* WRITTEN PROBLEM: Sort through the entries below and pull out lines containing the word "chart".

* Stored data entries:

Begin

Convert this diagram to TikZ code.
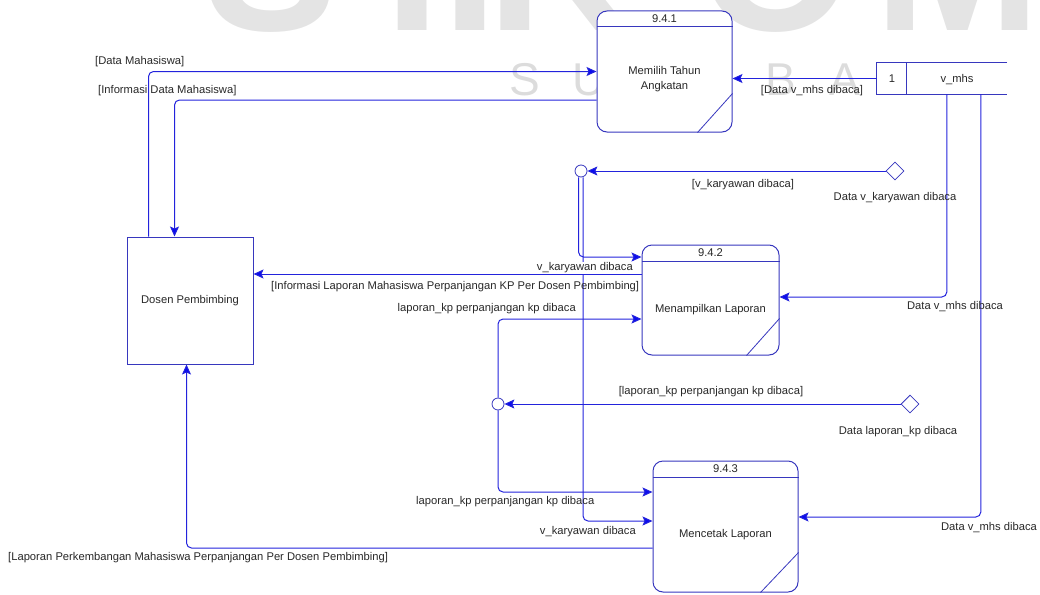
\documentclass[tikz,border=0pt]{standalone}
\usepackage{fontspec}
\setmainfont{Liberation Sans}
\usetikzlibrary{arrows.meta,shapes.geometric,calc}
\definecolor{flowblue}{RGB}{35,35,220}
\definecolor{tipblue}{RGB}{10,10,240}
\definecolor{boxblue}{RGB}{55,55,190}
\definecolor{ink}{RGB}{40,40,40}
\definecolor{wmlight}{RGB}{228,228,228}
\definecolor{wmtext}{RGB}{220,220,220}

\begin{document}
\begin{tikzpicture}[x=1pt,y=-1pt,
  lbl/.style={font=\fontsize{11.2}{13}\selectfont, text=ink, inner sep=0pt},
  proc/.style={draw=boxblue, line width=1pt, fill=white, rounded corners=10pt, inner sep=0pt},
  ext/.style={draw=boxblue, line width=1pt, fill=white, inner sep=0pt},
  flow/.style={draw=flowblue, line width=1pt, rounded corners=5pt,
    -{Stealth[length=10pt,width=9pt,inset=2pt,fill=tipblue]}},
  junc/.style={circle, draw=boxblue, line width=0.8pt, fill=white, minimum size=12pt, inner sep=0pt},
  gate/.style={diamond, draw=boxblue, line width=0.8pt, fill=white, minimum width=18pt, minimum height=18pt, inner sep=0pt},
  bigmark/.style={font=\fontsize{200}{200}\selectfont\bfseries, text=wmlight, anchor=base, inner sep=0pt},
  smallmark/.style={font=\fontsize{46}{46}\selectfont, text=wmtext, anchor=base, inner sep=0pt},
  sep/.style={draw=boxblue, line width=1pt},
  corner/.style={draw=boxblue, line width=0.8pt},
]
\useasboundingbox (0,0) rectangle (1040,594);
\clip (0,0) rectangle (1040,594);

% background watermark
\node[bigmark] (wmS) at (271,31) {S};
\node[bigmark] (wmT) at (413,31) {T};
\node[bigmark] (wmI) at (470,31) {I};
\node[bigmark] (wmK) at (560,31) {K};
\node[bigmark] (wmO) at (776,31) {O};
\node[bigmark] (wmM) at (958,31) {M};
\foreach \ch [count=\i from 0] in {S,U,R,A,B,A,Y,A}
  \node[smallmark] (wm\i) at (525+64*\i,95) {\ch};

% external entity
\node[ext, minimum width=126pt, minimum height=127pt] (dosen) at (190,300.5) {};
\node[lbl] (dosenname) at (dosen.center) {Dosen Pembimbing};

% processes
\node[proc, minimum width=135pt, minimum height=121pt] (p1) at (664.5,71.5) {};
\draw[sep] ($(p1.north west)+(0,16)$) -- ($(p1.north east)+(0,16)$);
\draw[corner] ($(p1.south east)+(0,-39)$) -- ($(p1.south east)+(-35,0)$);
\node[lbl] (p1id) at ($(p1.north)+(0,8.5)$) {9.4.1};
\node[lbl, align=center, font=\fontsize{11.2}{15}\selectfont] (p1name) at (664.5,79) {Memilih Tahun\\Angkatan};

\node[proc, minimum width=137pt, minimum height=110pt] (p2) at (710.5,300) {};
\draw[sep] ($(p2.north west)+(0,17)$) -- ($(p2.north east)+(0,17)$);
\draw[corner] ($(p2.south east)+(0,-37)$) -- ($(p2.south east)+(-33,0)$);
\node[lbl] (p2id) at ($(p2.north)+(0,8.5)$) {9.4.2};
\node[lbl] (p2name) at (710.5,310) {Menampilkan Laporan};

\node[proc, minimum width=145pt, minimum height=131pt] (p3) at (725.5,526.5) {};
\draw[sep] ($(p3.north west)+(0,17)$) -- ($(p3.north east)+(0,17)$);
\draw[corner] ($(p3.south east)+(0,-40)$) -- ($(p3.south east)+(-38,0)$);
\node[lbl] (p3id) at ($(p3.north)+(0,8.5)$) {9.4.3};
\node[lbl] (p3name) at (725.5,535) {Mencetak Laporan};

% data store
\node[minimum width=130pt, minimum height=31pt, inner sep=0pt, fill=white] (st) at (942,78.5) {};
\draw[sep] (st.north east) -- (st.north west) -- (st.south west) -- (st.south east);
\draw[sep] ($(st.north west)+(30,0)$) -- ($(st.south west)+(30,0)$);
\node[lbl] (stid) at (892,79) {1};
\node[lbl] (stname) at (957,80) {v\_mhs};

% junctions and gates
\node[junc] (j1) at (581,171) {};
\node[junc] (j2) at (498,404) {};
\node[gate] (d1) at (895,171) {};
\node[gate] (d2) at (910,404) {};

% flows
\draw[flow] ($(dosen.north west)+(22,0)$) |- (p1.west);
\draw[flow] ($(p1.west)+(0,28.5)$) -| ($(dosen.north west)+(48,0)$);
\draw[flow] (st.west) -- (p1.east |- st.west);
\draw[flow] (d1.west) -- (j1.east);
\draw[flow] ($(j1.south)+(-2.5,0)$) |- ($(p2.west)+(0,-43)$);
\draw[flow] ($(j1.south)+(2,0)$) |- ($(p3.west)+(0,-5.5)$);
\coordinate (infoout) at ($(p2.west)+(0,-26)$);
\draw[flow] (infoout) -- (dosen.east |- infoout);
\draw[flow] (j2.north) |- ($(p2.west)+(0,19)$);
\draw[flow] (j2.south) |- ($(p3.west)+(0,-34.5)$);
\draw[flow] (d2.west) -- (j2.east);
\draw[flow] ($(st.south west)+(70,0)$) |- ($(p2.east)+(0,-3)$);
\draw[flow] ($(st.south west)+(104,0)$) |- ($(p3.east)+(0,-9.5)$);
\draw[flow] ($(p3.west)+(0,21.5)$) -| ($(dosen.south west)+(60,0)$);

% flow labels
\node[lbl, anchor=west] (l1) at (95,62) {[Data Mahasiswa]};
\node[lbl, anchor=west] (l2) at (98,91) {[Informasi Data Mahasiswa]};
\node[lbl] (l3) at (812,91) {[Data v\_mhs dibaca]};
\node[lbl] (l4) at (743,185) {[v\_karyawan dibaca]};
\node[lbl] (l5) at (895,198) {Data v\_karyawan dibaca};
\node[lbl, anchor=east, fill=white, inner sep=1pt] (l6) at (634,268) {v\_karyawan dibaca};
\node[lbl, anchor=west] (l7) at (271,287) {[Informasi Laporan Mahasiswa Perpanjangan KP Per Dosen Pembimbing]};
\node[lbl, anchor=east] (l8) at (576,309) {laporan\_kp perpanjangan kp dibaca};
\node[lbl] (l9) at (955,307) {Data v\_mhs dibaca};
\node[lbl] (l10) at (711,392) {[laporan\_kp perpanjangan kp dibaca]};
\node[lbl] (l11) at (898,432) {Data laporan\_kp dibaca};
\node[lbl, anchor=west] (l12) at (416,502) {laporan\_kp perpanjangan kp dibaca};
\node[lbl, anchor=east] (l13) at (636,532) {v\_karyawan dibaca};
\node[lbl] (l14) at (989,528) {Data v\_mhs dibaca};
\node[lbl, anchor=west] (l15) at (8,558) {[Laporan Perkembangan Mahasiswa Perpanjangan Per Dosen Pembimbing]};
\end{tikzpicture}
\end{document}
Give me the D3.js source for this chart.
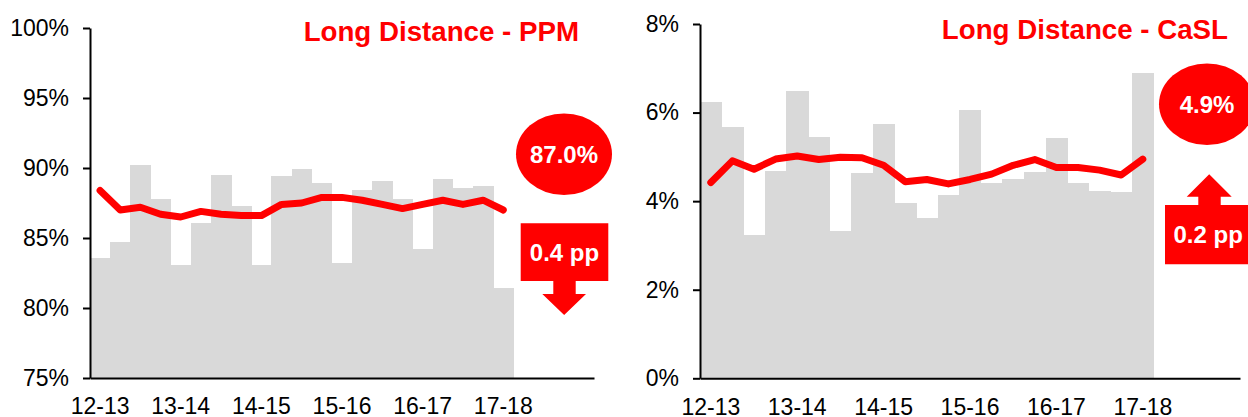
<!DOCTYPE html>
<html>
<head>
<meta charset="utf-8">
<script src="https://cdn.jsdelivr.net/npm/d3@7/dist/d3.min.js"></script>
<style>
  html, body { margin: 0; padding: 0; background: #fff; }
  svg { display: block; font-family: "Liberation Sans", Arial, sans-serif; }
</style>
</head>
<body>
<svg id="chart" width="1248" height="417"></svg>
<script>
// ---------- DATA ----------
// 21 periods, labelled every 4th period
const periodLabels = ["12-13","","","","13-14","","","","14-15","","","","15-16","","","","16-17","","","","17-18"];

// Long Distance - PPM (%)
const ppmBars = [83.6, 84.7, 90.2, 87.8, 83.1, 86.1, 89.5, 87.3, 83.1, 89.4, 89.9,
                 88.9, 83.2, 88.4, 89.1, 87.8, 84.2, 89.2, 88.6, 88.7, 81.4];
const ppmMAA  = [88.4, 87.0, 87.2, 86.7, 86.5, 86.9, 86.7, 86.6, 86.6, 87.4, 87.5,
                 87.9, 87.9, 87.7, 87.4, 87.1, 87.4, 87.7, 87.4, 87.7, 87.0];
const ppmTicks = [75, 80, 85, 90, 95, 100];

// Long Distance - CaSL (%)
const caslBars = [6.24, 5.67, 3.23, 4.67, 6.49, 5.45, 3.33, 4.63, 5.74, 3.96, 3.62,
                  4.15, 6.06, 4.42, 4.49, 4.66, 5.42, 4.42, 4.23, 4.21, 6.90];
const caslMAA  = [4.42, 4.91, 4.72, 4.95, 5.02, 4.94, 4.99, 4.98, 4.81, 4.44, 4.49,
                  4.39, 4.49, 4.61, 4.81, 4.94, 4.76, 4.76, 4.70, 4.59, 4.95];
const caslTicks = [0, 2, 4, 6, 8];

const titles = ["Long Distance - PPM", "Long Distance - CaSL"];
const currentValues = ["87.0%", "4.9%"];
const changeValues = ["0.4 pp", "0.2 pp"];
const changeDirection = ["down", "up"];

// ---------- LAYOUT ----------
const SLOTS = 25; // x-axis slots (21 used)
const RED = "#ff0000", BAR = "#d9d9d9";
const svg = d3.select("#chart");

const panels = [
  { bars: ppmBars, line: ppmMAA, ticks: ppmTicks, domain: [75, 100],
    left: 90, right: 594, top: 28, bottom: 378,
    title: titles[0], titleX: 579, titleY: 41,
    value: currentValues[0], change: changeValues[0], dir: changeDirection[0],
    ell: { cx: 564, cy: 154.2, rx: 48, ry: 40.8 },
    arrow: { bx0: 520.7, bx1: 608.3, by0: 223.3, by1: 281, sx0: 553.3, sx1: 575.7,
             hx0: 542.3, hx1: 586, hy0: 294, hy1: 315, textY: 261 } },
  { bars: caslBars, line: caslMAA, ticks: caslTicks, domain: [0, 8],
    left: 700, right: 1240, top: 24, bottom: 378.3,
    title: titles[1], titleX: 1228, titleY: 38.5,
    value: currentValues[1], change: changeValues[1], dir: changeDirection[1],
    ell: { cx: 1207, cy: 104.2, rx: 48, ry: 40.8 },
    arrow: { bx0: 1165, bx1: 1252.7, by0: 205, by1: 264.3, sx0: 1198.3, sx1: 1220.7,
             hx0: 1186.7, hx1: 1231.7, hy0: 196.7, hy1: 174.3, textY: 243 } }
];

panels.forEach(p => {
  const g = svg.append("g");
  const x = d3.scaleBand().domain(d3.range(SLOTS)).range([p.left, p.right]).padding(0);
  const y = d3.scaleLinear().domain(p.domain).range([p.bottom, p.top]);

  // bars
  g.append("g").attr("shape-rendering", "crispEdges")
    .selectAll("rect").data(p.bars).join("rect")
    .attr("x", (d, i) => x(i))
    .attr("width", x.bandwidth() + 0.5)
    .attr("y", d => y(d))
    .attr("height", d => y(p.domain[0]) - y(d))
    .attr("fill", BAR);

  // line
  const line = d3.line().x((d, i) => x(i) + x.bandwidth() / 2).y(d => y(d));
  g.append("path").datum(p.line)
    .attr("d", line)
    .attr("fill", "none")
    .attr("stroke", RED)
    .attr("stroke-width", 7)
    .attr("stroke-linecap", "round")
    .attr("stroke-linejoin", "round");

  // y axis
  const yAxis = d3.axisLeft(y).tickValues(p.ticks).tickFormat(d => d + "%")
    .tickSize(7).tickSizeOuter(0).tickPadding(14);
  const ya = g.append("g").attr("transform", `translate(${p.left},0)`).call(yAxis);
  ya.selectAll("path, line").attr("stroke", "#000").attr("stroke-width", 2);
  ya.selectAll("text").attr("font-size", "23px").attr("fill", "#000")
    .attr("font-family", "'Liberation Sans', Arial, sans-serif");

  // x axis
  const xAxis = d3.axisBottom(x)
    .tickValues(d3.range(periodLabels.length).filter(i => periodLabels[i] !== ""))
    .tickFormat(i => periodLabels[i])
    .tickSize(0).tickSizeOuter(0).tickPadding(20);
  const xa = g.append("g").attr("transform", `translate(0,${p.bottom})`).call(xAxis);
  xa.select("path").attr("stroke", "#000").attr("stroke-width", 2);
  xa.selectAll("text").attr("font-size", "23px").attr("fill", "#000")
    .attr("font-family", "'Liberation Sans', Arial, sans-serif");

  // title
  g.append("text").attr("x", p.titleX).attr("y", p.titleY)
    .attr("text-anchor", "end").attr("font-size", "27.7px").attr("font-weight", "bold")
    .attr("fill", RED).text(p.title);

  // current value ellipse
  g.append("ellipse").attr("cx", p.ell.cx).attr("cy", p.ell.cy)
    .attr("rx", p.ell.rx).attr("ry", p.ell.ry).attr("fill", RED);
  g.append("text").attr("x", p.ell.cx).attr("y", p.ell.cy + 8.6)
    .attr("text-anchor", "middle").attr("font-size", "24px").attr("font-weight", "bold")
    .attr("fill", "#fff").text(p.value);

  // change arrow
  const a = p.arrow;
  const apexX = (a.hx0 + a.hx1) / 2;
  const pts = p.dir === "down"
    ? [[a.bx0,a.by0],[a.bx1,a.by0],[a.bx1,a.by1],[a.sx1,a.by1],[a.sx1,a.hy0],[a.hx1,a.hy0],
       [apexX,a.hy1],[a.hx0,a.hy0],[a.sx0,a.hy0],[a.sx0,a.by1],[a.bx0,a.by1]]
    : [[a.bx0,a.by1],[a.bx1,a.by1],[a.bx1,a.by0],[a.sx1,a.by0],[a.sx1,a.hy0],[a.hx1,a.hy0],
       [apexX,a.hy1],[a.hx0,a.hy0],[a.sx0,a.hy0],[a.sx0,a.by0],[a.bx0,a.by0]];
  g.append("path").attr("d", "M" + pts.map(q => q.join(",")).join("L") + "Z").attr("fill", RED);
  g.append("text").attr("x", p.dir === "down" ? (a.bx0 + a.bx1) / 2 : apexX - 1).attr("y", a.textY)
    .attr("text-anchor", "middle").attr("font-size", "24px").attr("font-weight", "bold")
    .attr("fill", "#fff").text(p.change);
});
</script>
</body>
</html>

End

* COMPLETE RESPONSE:
Give me the D3.js source for this chart.
<svg id="chart" width="1248" height="417"></svg>
const svg = d3.select("#chart");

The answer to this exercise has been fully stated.